**WHAT YOU NEED TO DO**
Your task is to reproduce, verbatim and without pictures, the lines from the opening of the listing through the line containing "var yR = d3.scaleLinear().domain([0, 20]).range([291, 38]);".

**Entries with chart source code**
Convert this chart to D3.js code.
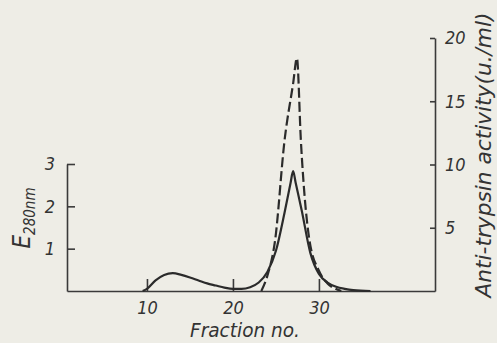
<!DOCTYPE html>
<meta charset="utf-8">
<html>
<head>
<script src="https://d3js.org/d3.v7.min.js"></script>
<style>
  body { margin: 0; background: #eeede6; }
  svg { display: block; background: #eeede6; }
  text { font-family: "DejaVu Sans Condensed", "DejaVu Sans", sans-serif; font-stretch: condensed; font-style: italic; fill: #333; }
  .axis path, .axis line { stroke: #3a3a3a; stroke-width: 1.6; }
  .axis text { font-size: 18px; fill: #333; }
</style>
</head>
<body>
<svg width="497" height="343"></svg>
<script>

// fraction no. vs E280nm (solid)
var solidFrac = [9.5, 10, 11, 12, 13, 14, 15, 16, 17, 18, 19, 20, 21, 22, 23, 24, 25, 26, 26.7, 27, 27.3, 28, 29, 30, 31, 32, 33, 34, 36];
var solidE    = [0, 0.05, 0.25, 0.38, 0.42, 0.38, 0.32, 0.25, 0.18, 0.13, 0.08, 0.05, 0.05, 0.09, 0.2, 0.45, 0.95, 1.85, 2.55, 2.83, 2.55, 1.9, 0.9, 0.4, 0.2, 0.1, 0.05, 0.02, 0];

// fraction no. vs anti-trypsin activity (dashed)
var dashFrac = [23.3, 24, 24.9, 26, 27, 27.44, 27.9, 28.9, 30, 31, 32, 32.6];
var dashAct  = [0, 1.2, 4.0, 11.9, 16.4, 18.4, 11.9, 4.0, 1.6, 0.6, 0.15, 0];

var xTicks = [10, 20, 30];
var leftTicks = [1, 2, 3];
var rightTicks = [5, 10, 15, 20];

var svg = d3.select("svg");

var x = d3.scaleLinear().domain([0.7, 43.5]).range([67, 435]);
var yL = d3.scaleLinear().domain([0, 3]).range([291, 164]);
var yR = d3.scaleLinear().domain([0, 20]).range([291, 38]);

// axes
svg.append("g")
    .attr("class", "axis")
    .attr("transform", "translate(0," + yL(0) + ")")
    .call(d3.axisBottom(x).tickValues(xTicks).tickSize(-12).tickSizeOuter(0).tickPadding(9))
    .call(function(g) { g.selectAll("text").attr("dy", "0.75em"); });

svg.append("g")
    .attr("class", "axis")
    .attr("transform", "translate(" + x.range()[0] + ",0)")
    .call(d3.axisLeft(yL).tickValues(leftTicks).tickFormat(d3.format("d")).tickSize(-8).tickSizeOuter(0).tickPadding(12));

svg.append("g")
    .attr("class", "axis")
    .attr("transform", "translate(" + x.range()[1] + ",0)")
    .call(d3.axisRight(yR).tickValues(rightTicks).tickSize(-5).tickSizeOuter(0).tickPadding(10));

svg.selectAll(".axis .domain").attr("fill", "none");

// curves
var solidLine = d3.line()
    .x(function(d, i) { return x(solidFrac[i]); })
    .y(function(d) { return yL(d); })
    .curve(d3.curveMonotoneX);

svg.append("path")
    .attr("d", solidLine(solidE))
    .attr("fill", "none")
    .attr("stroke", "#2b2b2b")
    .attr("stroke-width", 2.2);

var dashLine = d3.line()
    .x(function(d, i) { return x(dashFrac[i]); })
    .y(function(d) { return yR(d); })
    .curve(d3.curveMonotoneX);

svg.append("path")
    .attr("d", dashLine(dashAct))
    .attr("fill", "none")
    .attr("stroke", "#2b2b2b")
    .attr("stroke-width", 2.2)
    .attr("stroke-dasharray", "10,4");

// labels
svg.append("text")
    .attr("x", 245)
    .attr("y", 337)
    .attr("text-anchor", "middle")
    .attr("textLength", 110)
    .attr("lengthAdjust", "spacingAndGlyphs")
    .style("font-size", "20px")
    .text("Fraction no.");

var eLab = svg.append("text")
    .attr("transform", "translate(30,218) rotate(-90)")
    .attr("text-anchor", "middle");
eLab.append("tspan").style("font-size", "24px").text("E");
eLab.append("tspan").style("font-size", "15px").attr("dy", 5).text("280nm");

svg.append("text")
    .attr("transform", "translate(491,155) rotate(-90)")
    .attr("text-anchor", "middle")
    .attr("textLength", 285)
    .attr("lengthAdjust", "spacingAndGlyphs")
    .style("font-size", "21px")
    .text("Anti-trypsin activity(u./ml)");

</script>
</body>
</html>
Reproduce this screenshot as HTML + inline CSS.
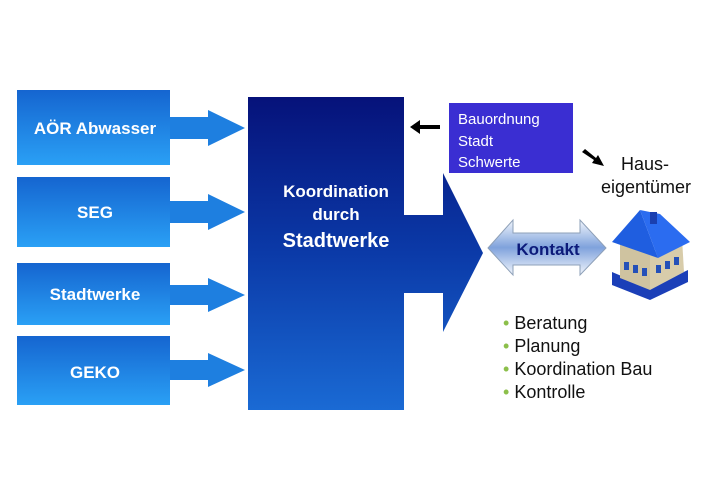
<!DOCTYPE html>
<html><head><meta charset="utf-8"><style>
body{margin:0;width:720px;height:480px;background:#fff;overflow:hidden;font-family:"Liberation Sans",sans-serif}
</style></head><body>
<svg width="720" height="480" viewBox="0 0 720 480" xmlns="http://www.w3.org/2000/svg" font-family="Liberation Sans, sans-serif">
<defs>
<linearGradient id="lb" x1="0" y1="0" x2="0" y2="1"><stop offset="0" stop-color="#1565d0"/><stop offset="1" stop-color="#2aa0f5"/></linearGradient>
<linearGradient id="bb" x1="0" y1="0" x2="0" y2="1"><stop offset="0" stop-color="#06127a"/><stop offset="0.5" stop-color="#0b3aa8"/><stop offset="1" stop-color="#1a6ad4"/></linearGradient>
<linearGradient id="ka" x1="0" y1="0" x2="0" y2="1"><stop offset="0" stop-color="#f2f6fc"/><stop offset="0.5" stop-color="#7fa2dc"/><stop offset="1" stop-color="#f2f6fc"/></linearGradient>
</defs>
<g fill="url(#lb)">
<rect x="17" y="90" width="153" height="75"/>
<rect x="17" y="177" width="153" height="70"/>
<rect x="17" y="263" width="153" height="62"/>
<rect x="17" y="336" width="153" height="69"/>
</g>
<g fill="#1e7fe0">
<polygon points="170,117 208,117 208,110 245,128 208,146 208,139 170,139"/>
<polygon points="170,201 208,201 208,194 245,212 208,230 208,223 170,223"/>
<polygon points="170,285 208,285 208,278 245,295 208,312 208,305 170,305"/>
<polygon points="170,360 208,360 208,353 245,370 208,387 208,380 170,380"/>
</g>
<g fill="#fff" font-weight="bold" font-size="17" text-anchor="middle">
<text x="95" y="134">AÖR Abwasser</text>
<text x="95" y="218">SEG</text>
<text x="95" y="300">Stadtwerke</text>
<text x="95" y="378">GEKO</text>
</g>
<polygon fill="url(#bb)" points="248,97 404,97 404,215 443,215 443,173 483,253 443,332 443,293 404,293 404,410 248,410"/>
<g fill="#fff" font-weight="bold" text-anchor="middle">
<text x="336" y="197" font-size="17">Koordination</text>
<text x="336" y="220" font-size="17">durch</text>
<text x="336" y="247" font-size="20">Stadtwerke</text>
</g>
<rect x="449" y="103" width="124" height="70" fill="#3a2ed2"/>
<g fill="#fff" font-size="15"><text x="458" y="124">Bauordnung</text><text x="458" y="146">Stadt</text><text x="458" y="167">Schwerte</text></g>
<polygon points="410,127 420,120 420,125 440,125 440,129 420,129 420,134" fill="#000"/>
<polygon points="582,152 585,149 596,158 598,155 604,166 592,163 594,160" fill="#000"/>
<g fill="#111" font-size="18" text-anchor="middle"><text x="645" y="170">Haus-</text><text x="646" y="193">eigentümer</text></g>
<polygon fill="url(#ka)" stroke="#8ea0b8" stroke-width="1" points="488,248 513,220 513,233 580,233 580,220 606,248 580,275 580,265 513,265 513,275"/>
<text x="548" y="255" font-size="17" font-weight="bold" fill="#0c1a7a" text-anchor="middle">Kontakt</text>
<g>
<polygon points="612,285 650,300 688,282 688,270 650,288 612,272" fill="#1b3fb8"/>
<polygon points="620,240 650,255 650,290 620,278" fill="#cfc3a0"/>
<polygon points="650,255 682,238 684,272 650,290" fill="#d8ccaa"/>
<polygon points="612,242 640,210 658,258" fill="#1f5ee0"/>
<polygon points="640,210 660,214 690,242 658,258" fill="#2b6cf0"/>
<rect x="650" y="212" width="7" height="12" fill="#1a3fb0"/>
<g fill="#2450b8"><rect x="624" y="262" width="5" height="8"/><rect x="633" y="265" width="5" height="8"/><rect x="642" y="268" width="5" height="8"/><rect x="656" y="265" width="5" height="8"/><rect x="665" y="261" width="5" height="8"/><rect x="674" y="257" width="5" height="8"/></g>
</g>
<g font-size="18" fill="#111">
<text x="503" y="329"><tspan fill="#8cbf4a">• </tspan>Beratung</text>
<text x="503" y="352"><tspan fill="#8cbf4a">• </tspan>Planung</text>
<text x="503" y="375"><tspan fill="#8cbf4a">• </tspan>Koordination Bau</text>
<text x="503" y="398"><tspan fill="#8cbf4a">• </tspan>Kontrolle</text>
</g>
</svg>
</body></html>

**PROBLEM SOLUTION**
Convert this chart to D3.js code.
<!DOCTYPE html>
<meta charset="utf-8">
<html>
<head>
<script src="https://d3js.org/d3.v7.min.js"></script>
<style>
  body { margin: 0; background: #eeede6; }
  svg { display: block; background: #eeede6; }
  text { font-family: "DejaVu Sans Condensed", "DejaVu Sans", sans-serif; font-stretch: condensed; font-style: italic; fill: #333; }
  .axis path, .axis line { stroke: #3a3a3a; stroke-width: 1.6; }
  .axis text { font-size: 18px; fill: #333; }
</style>
</head>
<body>
<svg width="497" height="343"></svg>
<script>

// fraction no. vs E280nm (solid)
var solidFrac = [9.5, 10, 11, 12, 13, 14, 15, 16, 17, 18, 19, 20, 21, 22, 23, 24, 25, 26, 26.7, 27, 27.3, 28, 29, 30, 31, 32, 33, 34, 36];
var solidE    = [0, 0.05, 0.25, 0.38, 0.42, 0.38, 0.32, 0.25, 0.18, 0.13, 0.08, 0.05, 0.05, 0.09, 0.2, 0.45, 0.95, 1.85, 2.55, 2.83, 2.55, 1.9, 0.9, 0.4, 0.2, 0.1, 0.05, 0.02, 0];

// fraction no. vs anti-trypsin activity (dashed)
var dashFrac = [23.3, 24, 24.9, 26, 27, 27.44, 27.9, 28.9, 30, 31, 32, 32.6];
var dashAct  = [0, 1.2, 4.0, 11.9, 16.4, 18.4, 11.9, 4.0, 1.6, 0.6, 0.15, 0];

var xTicks = [10, 20, 30];
var leftTicks = [1, 2, 3];
var rightTicks = [5, 10, 15, 20];

var svg = d3.select("svg");

var x = d3.scaleLinear().domain([0.7, 43.5]).range([67, 435]);
var yL = d3.scaleLinear().domain([0, 3]).range([291, 164]);
var yR = d3.scaleLinear().domain([0, 20]).range([291, 38]);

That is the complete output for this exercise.